Prier avec tout l'être
Comme l'indique le Christ lui-même, c'est la personne tout entière qui prie : cœur, paroles, pensées, corps. L'être humain n'est jamais sans son corps sur cette terre. Il est toujours dans un espace et un temps. Il est difficile de concevoir la prière sans prendre conscience de notre propre réalité de créature et ainsi d'exercer toutes les potentialités de l'être que nous sommes. Les tonalités de la prière ignatienne consistent à prendre tout ce qui est possible pour « bien nous disposer » à la prière : il convient particulièrement d'exercer nos facultés pour entrer en communion avec Dieu : notre mémoire, notre intelligence, notre volonté. Anthropologie classique mais qui peut nous stimuler dans la perception que la prière chrétienne est intégrale.

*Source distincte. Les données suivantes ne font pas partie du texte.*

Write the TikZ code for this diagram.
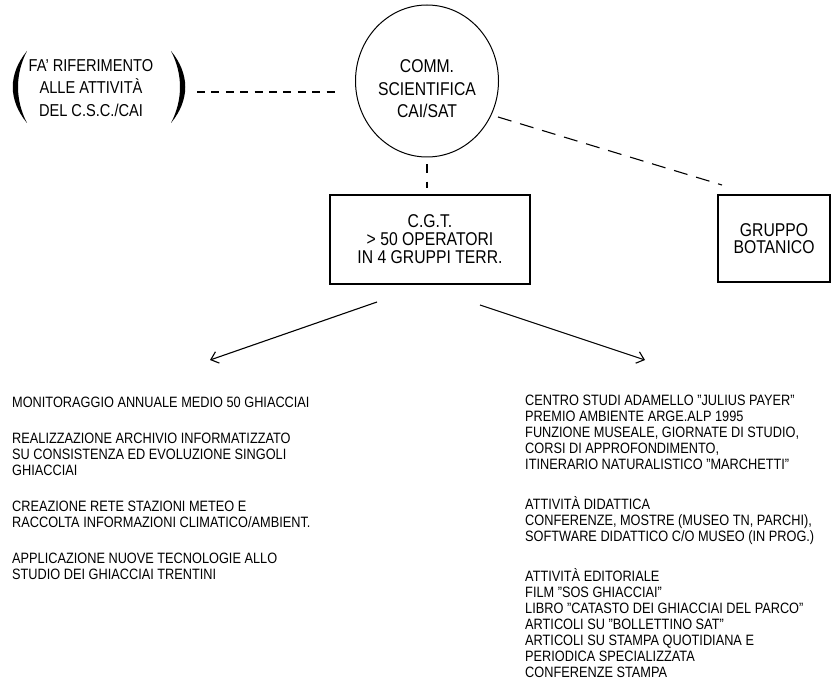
\documentclass[tikz,border=0pt]{standalone}
\usepackage{fontspec}
\setmainfont{Liberation Sans}[FakeStretch=0.85]
\usetikzlibrary{arrows.meta,shapes.geometric}
\setlength{\lineskiplimit}{-100pt}
\newcommand{\toprule}{\rule{0pt}{14pt}}
\begin{document}
\begin{tikzpicture}[x=1pt,y=-1pt,
  dline/.style={line width=1.1pt,dash pattern=on 8pt off 6.4pt},
  dlinelong/.style={line width=1.1pt,dash pattern=on 14pt off 9pt},
  head/.style={font=\fontsize{18.5}{22.5}\selectfont,align=center,inner sep=0pt},
  listtext/.style={font=\fontsize{15}{16}\selectfont,align=left,inner sep=0pt,anchor=north west},
  boxnode/.style={draw,line width=1.2pt,align=center,font=\fontsize{18.5}{18}\selectfont,inner sep=0pt},
  arr/.style={line width=1.1pt,-{Straight Barb[length=7pt,width=12pt]}}]
\useasboundingbox (0,0) rectangle (834,695);

% reference text with parentheses
\node[head,font=\fontsize{17.2}{22.5}\selectfont] (ref) at (91,88) {FA' RIFERIMENTO\\ALLE ATTIVITÀ\\DEL C.S.C./CAI};
\fill (27,51) .. controls (8,74) and (8,100) .. (27,123) .. controls (15,100) and (15,74) .. (27,51) -- cycle;
\fill (171,51) .. controls (190,74) and (190,100) .. (171,123) .. controls (183,100) and (183,74) .. (171,51) -- cycle;

% commission circle
\node[draw,ellipse,line width=1pt,minimum width=143pt,minimum height=152pt,inner sep=0pt] (comm) at (427,81) {};
\node[head] (commtext) at (427,89) {COMM.\\SCIENTIFICA\\CAI/SAT};

% boxes
\node[boxnode,minimum width=200pt,minimum height=89pt] (cgt) at (430,239.5) {C.G.T.\\> 50 OPERATORI\\IN 4 GRUPPI TERR.};
\node[boxnode,minimum width=112pt,minimum height=87pt,font=\fontsize{18.5}{17}\selectfont] (bot) at (774,238.5) {GRUPPO\\BOTANICO};

% dashed connectors
\coordinate (h1) at (197,92);
\coordinate (h2) at (340,92);
\draw[dline] (h1) -- (h2);
\draw[line width=1.1pt,dash pattern=on 8pt off 9pt,shorten <=7pt,shorten >=6pt] (comm.south) -- (comm.south |- cgt.north);
\coordinate (g1) at (498,117);
\coordinate (g2) at (722,185);
\draw[dlinelong] (g1) -- (g2);

% arrows
\coordinate (la) at (377,302);
\coordinate (lt) at (210,360);
\coordinate (ra) at (480,305);
\coordinate (rt) at (645,360);
\draw[arr] (la) -- (lt);
\draw[arr] (ra) -- (rt);

% lists
\node[listtext] (leftlist) at (12,393) {\toprule MONITORAGGIO ANNUALE MEDIO 50 GHIACCIAI\\[20pt]
REALIZZAZIONE ARCHIVIO INFORMATIZZATO\\
SU CONSISTENZA ED EVOLUZIONE SINGOLI\\
GHIACCIAI\\[20pt]
CREAZIONE RETE STAZIONI METEO E\\
RACCOLTA INFORMAZIONI CLIMATICO/AMBIENT.\\[20pt]
APPLICAZIONE NUOVE TECNOLOGIE ALLO\\
STUDIO DEI GHIACCIAI TRENTINI};

\node[listtext] (rightlist) at (525,391) {\toprule CENTRO STUDI ADAMELLO "JULIUS PAYER"\\
PREMIO AMBIENTE ARGE.ALP 1995\\
FUNZIONE MUSEALE, GIORNATE DI STUDIO,\\
CORSI DI APPROFONDIMENTO,\\
ITINERARIO NATURALISTICO "MARCHETTI"\\[24pt]
ATTIVITÀ DIDATTICA\\
CONFERENZE, MOSTRE (MUSEO TN, PARCHI),\\
SOFTWARE DIDATTICO C/O MUSEO (IN PROG.)\\[24pt]
ATTIVITÀ EDITORIALE\\
FILM "SOS GHIACCIAI"\\
LIBRO "CATASTO DEI GHIACCIAI DEL PARCO"\\
ARTICOLI SU "BOLLETTINO SAT"\\
ARTICOLI SU STAMPA QUOTIDIANA E\\
PERIODICA SPECIALIZZATA\\
CONFERENZE STAMPA};
\end{tikzpicture}
\end{document}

Les conseils qui accompagnent le développement de cette prière permettent d'ailleurs à chacun de « moduler » la prière avec l'expérience qu'il vit, avec l'histoire sainte qui lui est personnelle et singulière, avec les « saisons de la vie spirituelle », avec les questions de discernement qu'il rencontre dans sa vie. Rien n'échappe au cœur qui prie : tout rentre dans le « moulin du cœur » pour donner une bonne farine et un bon pain. La prière est à la fois un temps précis de notre vie (oraison) et en même temps, elle vise à nous transformer un « être de prière » : en orant permanent. Contempler Dieu en toutes choses : en tout temps, en tout lieu. Ainsi il ne faut pas s'étonner qu'Ignace encourage le priant à utiliser tout ce qu'il est pour mieux se disposer et recevoir la grâce. Parfois, cette insistance et ces « techniques » paraissent aller contre l'élan ou la spontanéité de la prière, contre la simplicité du cœur (c'est l'aspect formel des méditations qui est parfois lourd ou déroutant au début, comme de « faire les gammes » pour un pianiste). De fait : ce ne sont que des gammes à exercer et l'essentiel est ailleurs. Cependant, il appartient à la vérité de la prière de se tourner vers Dieu, avec le tout de l'homme que Dieu a créé : son intelligence, sa mémoire et sa volonté. Ainsi la raison ne peut pas être absente de la prière, de sa préparation, de l'observation des fruits et des motions spirituelles. Ainsi la mémoire est-elle utile pour observer dans la durée « les merveilles de Dieu » autant que sa manière de procéder avec moi, dans tel domaine de décisions, dans telle situation de l'histoire sainte (le temps des prophètes n'est pas celui des rois !). Ainsi la volonté est-elle décisive pour durer dans la prière personnelle, dans le propos de suivre le Christ, dans l'observance continue des commandements, dans l'expression de l'amour. Le « oui » de la liberté se fortifie dans la volonté qui l'exerce.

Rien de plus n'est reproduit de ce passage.